■ STATED EXERCISE
Identify each line in the records below that contains the word "this", and copy it.

(Dataset rows)

* BEGIN *

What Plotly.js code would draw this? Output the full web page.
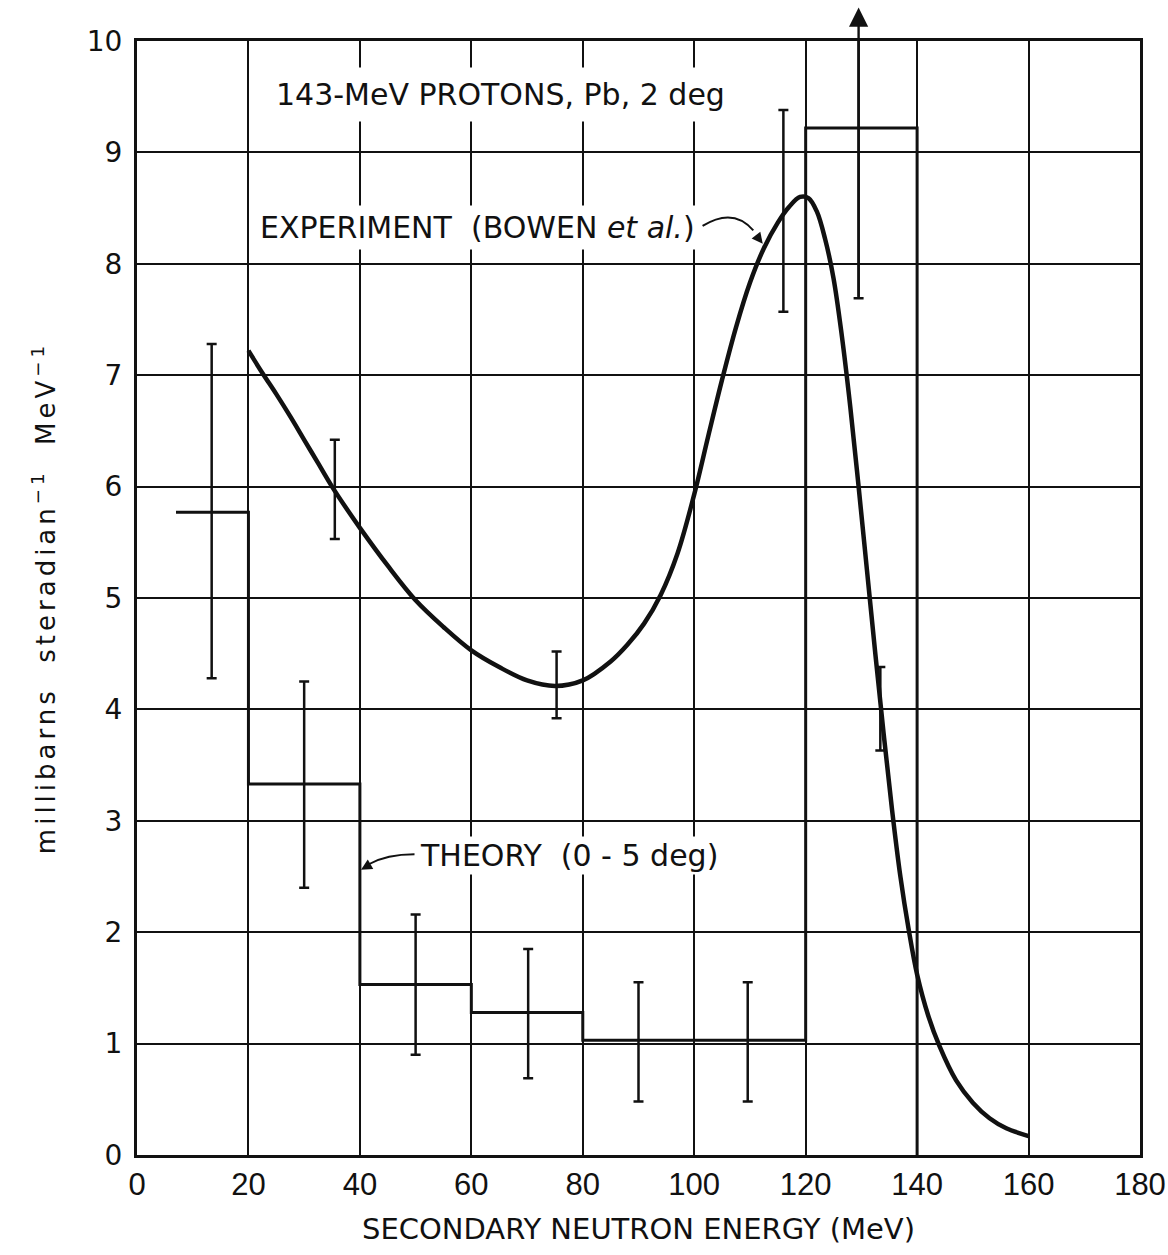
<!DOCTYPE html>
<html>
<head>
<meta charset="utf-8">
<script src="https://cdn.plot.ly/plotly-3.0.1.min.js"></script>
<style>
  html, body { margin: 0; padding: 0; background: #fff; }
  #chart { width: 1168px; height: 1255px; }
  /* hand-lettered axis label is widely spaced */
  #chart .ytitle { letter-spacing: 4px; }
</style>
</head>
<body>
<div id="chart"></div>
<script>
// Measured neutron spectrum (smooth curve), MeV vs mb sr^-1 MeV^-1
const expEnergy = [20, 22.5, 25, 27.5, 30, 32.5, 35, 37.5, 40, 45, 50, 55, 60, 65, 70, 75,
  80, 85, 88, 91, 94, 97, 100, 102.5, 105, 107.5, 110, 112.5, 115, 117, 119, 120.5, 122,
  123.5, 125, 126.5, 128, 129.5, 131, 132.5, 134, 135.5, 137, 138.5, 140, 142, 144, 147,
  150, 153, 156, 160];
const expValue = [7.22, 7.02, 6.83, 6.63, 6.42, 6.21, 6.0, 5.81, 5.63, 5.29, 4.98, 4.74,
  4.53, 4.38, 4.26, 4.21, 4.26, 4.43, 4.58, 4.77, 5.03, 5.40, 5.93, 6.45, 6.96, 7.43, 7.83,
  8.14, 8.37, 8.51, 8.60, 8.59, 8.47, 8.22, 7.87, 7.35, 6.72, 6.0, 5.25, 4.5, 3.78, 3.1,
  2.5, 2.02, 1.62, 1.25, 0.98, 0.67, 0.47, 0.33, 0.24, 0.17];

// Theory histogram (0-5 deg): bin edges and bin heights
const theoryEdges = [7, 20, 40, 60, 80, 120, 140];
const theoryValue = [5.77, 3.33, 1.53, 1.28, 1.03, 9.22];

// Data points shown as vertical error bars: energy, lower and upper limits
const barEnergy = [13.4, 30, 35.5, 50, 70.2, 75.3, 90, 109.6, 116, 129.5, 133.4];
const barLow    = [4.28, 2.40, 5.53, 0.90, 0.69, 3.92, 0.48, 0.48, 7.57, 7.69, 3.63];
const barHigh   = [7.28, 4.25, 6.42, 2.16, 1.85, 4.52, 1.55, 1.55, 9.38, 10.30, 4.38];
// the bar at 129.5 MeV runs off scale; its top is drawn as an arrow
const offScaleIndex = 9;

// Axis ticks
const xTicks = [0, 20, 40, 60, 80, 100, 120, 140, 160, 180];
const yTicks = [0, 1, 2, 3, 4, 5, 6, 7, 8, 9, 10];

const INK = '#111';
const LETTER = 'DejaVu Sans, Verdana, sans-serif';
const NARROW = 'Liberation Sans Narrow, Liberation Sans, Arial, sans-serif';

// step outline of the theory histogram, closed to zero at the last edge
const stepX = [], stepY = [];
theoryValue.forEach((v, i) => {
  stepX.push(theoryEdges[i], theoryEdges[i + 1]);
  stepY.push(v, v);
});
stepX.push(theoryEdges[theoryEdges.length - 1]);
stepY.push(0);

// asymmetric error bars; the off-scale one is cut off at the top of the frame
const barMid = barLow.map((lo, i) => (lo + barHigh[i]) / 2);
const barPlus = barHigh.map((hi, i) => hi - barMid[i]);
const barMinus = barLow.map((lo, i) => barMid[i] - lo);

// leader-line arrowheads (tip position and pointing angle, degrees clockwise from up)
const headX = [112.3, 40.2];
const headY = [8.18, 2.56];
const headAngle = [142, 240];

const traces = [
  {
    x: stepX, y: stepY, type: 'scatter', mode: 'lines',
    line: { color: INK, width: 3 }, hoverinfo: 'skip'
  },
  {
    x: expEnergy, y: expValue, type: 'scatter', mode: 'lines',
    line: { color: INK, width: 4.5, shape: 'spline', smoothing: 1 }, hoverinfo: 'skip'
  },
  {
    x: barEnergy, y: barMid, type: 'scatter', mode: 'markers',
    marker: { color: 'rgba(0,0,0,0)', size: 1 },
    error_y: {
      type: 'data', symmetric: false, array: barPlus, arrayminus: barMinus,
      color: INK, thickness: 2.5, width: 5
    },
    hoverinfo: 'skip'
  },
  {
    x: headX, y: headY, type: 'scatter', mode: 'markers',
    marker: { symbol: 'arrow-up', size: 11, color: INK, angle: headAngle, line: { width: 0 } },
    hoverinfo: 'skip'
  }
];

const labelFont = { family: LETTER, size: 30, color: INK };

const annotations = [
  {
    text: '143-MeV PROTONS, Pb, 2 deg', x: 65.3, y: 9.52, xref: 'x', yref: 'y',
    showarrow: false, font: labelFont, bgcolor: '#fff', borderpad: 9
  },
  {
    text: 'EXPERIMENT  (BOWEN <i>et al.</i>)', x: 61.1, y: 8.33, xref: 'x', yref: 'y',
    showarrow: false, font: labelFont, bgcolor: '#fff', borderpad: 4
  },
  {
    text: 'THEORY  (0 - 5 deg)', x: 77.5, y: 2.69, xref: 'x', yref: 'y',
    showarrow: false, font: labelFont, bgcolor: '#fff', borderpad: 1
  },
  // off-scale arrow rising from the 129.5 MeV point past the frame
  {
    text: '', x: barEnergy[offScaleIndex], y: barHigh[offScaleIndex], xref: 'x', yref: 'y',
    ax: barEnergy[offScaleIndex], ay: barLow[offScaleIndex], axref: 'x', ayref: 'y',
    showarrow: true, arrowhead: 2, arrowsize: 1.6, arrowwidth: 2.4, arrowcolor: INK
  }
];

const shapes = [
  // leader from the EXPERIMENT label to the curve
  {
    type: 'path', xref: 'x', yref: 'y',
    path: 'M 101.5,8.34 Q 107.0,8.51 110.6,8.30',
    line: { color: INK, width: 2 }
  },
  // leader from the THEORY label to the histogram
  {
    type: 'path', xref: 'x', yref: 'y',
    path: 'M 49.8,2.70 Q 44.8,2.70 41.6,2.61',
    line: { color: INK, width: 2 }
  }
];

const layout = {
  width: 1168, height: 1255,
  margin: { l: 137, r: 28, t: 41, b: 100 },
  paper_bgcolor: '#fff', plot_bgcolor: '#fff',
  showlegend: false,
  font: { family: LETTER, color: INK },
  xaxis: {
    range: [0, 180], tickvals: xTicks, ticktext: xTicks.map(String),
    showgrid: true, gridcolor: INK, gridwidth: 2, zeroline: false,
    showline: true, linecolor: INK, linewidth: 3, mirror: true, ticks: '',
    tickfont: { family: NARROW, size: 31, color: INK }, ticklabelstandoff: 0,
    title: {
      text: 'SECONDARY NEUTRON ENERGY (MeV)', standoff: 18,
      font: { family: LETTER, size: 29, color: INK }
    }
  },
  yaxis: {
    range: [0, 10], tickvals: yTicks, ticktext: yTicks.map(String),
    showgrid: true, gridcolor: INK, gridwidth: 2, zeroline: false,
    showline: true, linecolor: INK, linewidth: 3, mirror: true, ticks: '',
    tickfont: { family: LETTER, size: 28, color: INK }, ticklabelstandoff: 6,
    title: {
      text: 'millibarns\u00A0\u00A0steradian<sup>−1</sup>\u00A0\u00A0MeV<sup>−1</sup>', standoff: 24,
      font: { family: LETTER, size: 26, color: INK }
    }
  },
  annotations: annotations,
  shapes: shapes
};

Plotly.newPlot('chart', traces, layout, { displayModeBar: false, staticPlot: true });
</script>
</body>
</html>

* END *
* BEGIN *

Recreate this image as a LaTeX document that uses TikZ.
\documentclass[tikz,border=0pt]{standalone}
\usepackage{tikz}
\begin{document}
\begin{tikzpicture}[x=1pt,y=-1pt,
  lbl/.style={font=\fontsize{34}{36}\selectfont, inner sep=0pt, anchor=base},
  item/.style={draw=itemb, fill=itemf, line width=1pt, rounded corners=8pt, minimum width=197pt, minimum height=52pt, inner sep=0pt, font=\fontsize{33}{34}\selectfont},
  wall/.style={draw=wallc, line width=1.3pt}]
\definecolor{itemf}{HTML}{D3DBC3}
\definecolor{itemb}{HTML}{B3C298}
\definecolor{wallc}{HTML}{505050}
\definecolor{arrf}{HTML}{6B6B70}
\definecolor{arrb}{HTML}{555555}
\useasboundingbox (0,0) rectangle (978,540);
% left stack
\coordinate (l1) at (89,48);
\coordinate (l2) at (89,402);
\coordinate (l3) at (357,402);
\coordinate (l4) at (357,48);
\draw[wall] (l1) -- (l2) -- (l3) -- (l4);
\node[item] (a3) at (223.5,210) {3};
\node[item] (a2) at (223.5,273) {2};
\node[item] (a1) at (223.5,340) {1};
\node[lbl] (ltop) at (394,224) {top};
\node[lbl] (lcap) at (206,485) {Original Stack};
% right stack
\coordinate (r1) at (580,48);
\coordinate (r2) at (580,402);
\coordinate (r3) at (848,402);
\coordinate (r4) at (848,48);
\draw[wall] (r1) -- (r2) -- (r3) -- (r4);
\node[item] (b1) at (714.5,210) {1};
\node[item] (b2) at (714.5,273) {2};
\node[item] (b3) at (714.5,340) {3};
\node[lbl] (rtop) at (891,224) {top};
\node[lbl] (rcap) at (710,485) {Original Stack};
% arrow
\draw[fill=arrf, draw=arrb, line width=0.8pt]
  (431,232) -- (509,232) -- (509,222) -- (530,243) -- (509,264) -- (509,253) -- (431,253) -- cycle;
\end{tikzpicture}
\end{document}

* END *

■ EXERCISE SOLUTION
What Plotly.js code would draw this? Output the full web page.
Recreate this image as a LaTeX document that uses TikZ.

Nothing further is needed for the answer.